Surtout, cette carte du vote LR se superpose avec celle du vote pour Éric Zemmour, qui réalise 6% des voix. À quelques exceptions près, c’est dans les quartiers nord qu’il fait ses meilleurs scores. Il monte jusqu’à 16,55% au Palais des Fêtes, au cœur de la Neustadt. En revanche, le vote Zemmour ne concurrence pas du tout les bons scores de Marine Le Pen dans les quartiers populaires et davantage abstentionnistes. Les cartes des deux candidats d’extrême droite sont presque inversées.

« Éric Zemmour a fait une campagne pour la droite radicale et conservatrice. Il n’a pas dévié de sa ligne et n’a fait aucune concession. Son score correspond à cet électorat là et il ne mord chez aucun autre. C’est le candidat pour qui il y a le moins de surprise », estime Philippe Breton.
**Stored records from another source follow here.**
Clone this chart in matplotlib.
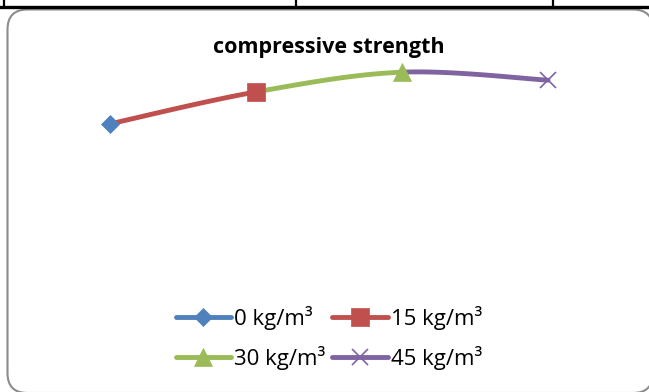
import matplotlib
matplotlib.use("Agg")
import matplotlib.pyplot as plt
import numpy as np
from matplotlib.patches import FancyBboxPatch
from matplotlib.lines import Line2D

categories = ["0 kg/m³", "15 kg/m³", "30 kg/m³", "45 kg/m³"]
strength = [34.8, 42.4, 47.1, 45.2]
colors = ["#4F81BD", "#C0504D", "#9BBB59", "#8064A2"]
markers = ["D", "s", "^", "x"]
msizes = [9, 13, 13, 12]
title = "compressive strength"

W, H = 649, 392
fig = plt.figure(figsize=(W / 100, H / 100), dpi=100)

# table fragment at top
fig.add_artist(Line2D([0, 1], [1 - 6.5 / H, 1 - 6.5 / H], color="black", lw=2.4))
for xp in [3.5, 296, 553]:
    fig.add_artist(Line2D([xp / W, xp / W], [1 - 7 / H, 1], color="black", lw=1.6))

# chart border (rounded, extends beyond right edge)
bx0, bx1, by0, by1 = 7.5, 653, 9.5, 393
border = FancyBboxPatch((bx0, H - by1), bx1 - bx0, by1 - by0,
                        boxstyle="round,pad=0,rounding_size=20",
                        facecolor="white", edgecolor="#8c8c8c", lw=1.5, zorder=-5)
border.set_transform(matplotlib.transforms.IdentityTransform())
fig.add_artist(border)

# axes: x positions 110..548 px, y 0..50 from 270 px to 60 px
x0, x1 = 37, 621
y_bot, y_top = 270, 60
ax = fig.add_axes([x0 / W, 1 - y_bot / H, (x1 - x0) / W, (y_bot - y_top) / H])
ax.set_zorder(2)
ax.set_xlim(0.5, 4.5)
ax.set_ylim(0, 50)
ax.axis("off")

# Excel-like smoothing (Bezier with control points from neighbours)
x = np.arange(1, len(strength) + 1, dtype=float)
y = np.array(strength, dtype=float)
P = np.column_stack([x, y])
n = len(P)
t = np.linspace(0, 1, 60)[:, None]
for i in range(n - 1):
    p0, p3 = P[i], P[i + 1]
    prev = P[i - 1] if i > 0 else P[i]
    nxt = P[i + 2] if i + 2 < n else P[i + 1]
    p1 = p0 + (p3 - prev) / 6
    p2 = p3 - (nxt - p0) / 6
    curve = ((1 - t) ** 3) * p0 + 3 * ((1 - t) ** 2) * t * p1 + 3 * (1 - t) * t ** 2 * p2 + t ** 3 * p3
    ax.plot(curve[:, 0], curve[:, 1], color=colors[i + 1], lw=3.5, solid_capstyle="round", zorder=2)

handles = []
for i in range(n):
    mew = 1.2 if markers[i] == "x" else 0.5
    ax.plot([x[i]], [y[i]], marker=markers[i], color=colors[i], ms=msizes[i],
            mew=mew, mec=colors[i], ls="none", zorder=3, clip_on=False)
    handles.append(Line2D([], [], color=colors[i], lw=3.5, marker=markers[i],
                          ms=msizes[i], mew=mew, mec=colors[i], solid_capstyle="round"))

fig.text(329 / W, 1 - 47 / H, title, ha="center", va="center",
         fontweight="bold", family="Open Sans", fontsize=15.5, zorder=3)

order = [0, 2, 1, 3]
leg = fig.legend([handles[k] for k in order], [categories[k] for k in order],
                 loc="center", bbox_to_anchor=(329 / W, 1 - 338 / H),
                 ncol=2, frameon=False, handlelength=2.5, handletextpad=0.15,
                 columnspacing=0.3, labelspacing=0.72,
                 prop={"family": "Open Sans", "size": 16})
leg.set_zorder(3)

fig.savefig("out.png", dpi=100)
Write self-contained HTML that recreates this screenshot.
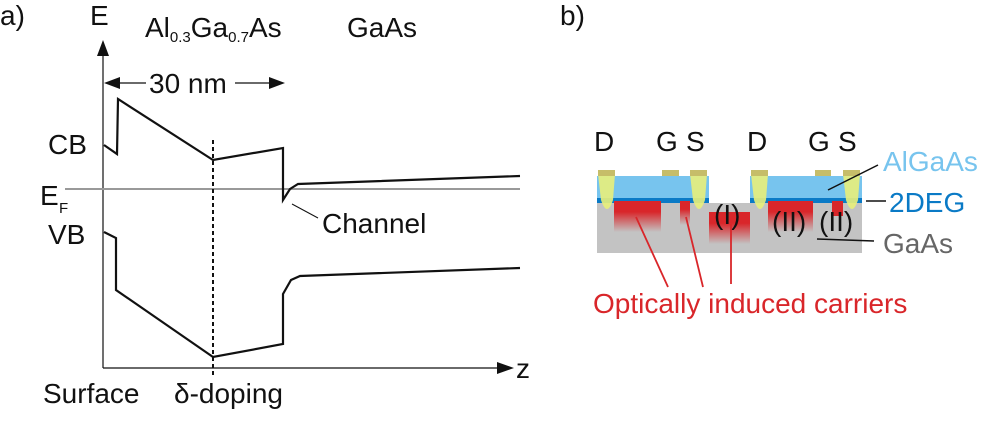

La moitié des candidats dans les choux

Les six autres candidats font des scores très faibles et globalement équilibrés, sans que l’on puisse en tirer d’enseignement. Comme Yannick Jadot, les candidats de gauche, Hidalgo, Roussel, Arthaud et Poutou arrivent tous à récolter 0 voix dans au moins un bureau de vote, pas de jaloux ! Contrairement à Jean Lassalle et Nicolas Dupont-Aignan qui sauvent l’honneur partout.